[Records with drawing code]
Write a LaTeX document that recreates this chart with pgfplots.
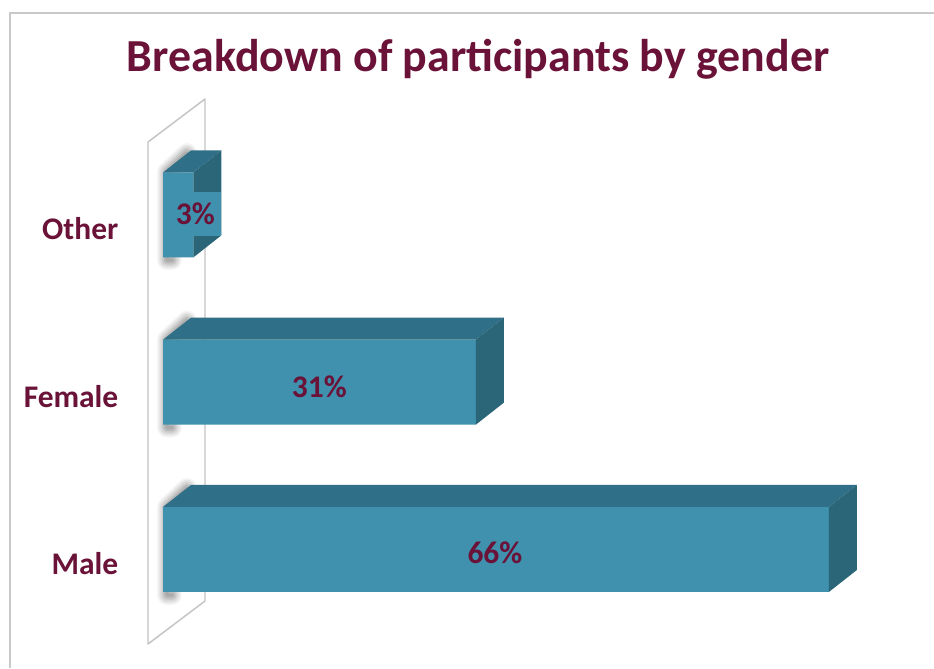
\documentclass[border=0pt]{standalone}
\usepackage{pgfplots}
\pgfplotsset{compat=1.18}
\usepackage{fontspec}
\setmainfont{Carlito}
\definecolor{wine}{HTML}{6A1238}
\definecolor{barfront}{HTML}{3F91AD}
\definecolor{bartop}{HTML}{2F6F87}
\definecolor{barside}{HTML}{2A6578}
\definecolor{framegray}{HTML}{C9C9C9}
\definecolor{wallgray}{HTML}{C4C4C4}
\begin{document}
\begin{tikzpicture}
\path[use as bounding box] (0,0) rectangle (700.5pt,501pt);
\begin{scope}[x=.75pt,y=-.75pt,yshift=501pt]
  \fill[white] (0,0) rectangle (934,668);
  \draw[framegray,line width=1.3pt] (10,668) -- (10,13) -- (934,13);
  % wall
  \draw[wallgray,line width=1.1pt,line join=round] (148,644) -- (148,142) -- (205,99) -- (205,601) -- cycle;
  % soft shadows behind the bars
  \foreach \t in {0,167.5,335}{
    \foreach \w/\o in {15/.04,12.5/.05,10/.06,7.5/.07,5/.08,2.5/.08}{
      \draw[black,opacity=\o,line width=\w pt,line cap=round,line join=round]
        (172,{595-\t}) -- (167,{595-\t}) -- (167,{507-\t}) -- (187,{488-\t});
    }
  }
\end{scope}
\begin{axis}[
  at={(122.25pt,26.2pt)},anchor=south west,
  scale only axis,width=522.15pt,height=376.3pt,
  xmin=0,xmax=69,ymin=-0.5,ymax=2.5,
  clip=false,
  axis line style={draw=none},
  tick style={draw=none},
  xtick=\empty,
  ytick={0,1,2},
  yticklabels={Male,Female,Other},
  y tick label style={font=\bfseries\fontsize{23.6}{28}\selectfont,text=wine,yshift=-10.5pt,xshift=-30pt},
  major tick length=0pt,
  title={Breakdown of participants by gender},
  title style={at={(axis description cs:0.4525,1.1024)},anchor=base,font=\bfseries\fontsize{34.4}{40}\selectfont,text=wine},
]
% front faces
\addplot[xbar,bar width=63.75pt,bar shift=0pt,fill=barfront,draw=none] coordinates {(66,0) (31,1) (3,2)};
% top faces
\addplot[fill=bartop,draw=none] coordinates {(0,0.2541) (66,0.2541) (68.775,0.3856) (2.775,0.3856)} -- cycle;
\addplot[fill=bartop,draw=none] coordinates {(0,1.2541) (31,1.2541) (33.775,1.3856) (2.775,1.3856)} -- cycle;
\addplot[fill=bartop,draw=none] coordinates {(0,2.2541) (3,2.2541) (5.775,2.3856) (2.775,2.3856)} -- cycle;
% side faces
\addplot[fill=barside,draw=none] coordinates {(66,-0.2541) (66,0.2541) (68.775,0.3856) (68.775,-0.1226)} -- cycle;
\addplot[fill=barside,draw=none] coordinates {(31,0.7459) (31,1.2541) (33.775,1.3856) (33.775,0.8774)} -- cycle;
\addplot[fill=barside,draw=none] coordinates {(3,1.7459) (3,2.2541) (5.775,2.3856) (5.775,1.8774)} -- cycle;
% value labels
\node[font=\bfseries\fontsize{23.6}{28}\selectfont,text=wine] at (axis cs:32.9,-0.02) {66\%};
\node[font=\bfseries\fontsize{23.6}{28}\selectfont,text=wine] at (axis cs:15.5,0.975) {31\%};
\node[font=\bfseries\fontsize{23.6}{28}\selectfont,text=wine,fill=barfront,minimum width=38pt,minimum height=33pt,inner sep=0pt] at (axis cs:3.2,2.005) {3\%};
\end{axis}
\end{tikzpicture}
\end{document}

---

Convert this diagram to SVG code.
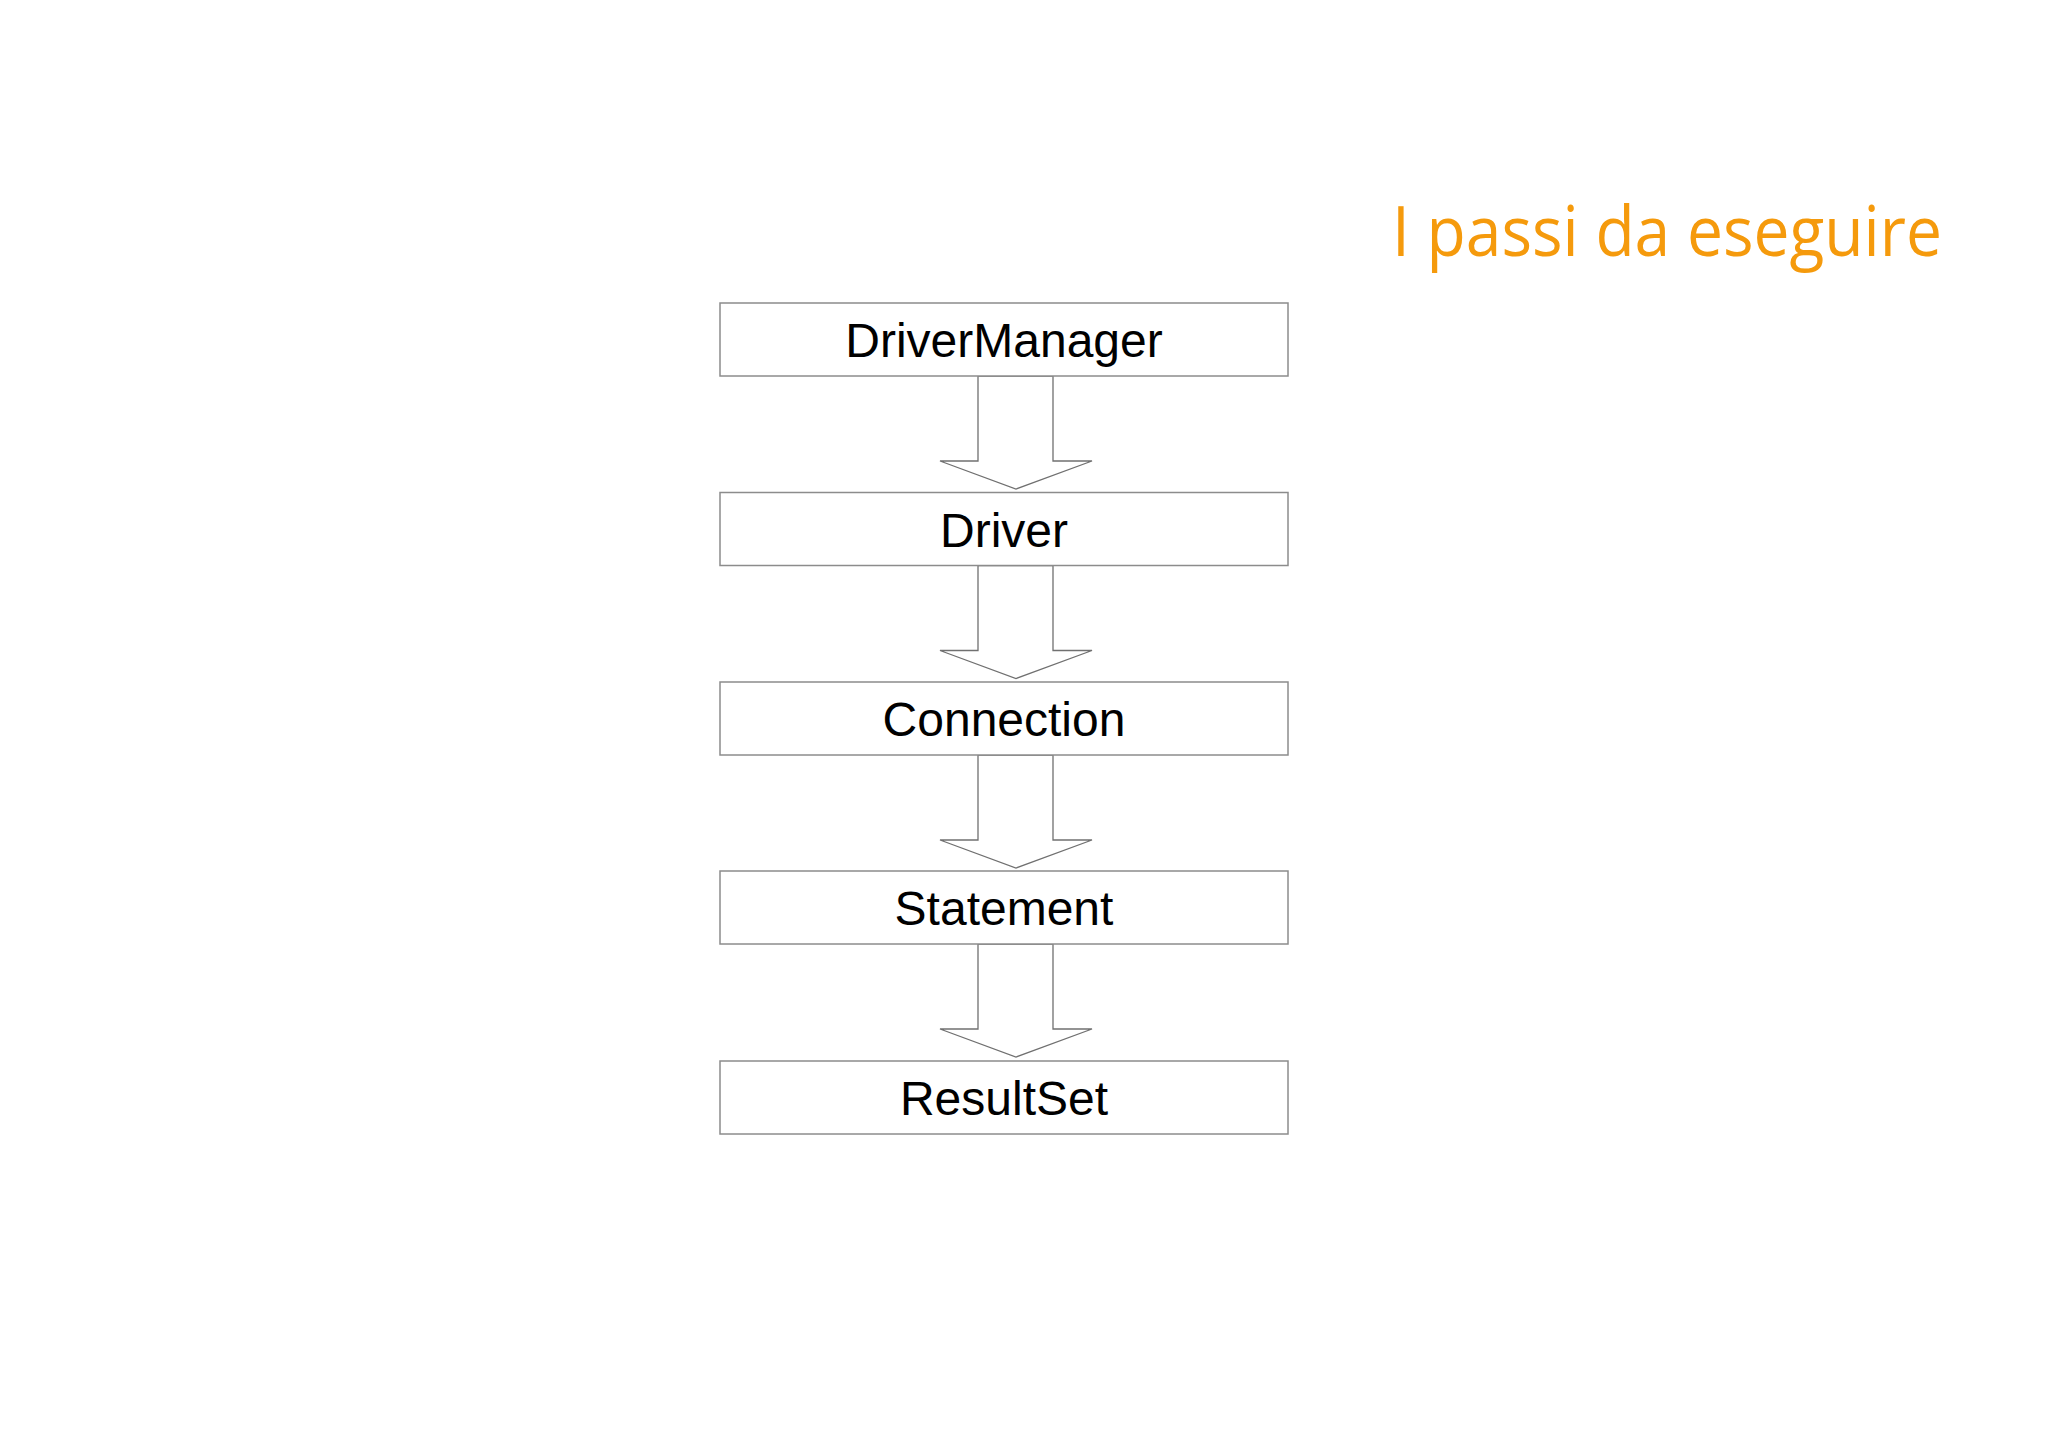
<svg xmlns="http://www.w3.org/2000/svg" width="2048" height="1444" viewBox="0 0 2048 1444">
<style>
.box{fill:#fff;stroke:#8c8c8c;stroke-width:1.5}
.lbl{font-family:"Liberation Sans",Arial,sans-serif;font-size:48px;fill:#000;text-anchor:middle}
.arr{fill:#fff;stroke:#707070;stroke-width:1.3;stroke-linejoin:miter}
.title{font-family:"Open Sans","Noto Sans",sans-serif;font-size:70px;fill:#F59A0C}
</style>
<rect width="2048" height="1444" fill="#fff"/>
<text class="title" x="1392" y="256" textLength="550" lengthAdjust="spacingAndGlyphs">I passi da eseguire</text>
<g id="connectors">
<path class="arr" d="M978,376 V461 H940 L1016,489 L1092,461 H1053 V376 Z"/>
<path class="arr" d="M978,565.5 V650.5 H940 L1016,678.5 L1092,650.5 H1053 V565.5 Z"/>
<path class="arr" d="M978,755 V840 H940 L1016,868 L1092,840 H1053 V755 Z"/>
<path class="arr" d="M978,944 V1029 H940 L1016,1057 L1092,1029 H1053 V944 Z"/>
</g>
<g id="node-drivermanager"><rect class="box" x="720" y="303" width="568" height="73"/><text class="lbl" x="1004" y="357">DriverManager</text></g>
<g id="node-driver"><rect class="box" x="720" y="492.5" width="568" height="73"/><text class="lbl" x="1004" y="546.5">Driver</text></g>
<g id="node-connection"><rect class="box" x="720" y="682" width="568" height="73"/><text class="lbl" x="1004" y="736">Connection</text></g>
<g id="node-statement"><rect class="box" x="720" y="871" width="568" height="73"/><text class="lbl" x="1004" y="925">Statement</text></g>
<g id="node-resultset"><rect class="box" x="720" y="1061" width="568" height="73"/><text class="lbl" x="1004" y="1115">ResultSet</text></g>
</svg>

* **Set exercise**:
List each line of the entries that holds the string "this".

* **Full answer**:
Write a LaTeX document that recreates this chart with pgfplots.
Convert this diagram to SVG code.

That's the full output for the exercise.